Answer: How deeply CMOs were craving honesty. I expected interest. I did not expect the level of emotional openness we have seen from CMOs. A lot of CMOs carry pressure very privately. From the outside, marketing leadership looks glamorous. Internally, it can be isolating. What surprised me most was how quickly leaders responded once they realized this was a space where they did not have to maintain the everything-is-under-control image.
10. Was it difficult convincing senior leaders to trust a new, unconventional platform?
Answer: Initially, yes. Because trust in this space is earned slowly. Senior leaders have seen too many communities become transactional and overly commercialized. We never tried to grow aggressively or manufacture hype. We focused on depth over scale and conversations over visibility. Over time, trust compounds. When one respected leader has a meaningful experience, they bring others in. That organic trust-building has been far more powerful than traditional growth tactics.
11. Five years from now – what do you want The CMO Assembly to become?
Answer: A network, a movement, a think tank, or something bigger? I want it to become one of the most trusted ecosystems for CMOs in the region – not because it is the largest, but because it is the most honest. A place where real industry thinking emerges, meaningful research gets built, future marketing leaders are shaped, and difficult conversations happen before they become mainstream.

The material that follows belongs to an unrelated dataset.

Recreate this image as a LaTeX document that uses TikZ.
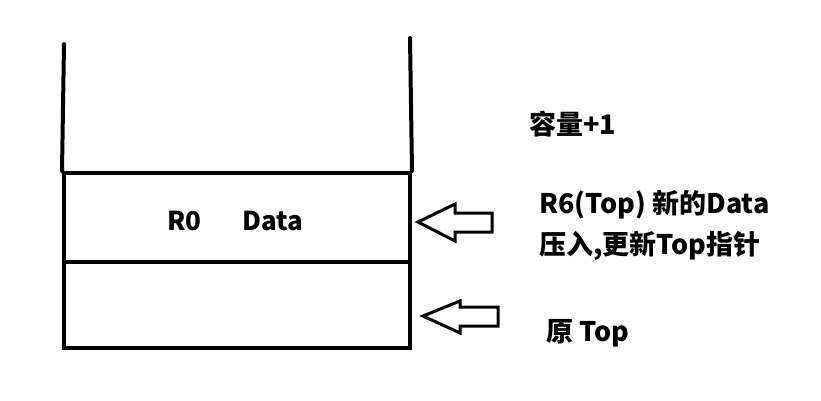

I think the future belongs to communities that create clarity, not just visibility. We also run something called as – The Marketing Assembly – Which is open to all marketing ecosystem – the intent of that is same too – people help people grow!
12. If you could force every CMO in India to answer one brutally honest question privately, what would that question be?
Answer: I would ask: If nobody was watching, what would you stop doing in marketing tomorrow? Because that question reveals everything: the metrics we secretly do not believe in, the campaigns we run for optics, the meetings that create no value, the reports nobody reads, and the industry habits we continue simply because everyone else does. That is where honest marketing conversations begin.